Arithmetic Operation Considerations
Select the appropriate arithmetic operation for your SYCL application to avoid excessive FPGA area use.
- Introduce floating-point arithmetic operations only when necessary.
- The Intel® oneAPI DPC++/C++ Compiler defaults floating-point constants to double data type. Add an f designation to the constant to make it a single precision floating-point operation. For example, the arithmetic operation sin(1.0) represents a double precision floating-point sine function. The arithmetic operation sin(1.0f) represents a single precision floating-point sine function.
- If you do not require full precision result for a complex function, compute simpler arithmetic operations to approximate the result. Consider the following example scenarios:
- Instead of computing the function pow(x,n) where n is a small value, approximate the result by performing repeated squaring operations because they require much less hardware resources and area.
- Ensure you are aware of the original and approximated area uses because in some cases, computing a result via approximation might result in excess area use. For example, the sqrt function is not resource-intensive.

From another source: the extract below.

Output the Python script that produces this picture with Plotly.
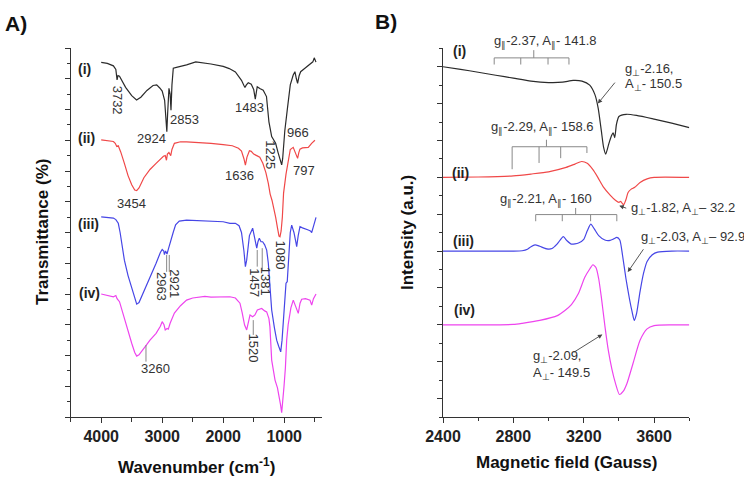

Other than a rough approximation, replacing the sqrt function with arithmetic operations that the host must compute at runtime might result in larger area use.
- If your kernel performs a complex arithmetic operation with a constant that the Intel® oneAPI DPC++/C++ Compiler computes at compilation time (for example, log(PI/2.0)), perform the arithmetic operation on the host instead and pass the result as an argument to the kernel at runtime.
RESTRICTION:
Currently, SYCL implementation of math functions is not supported on FPGAs.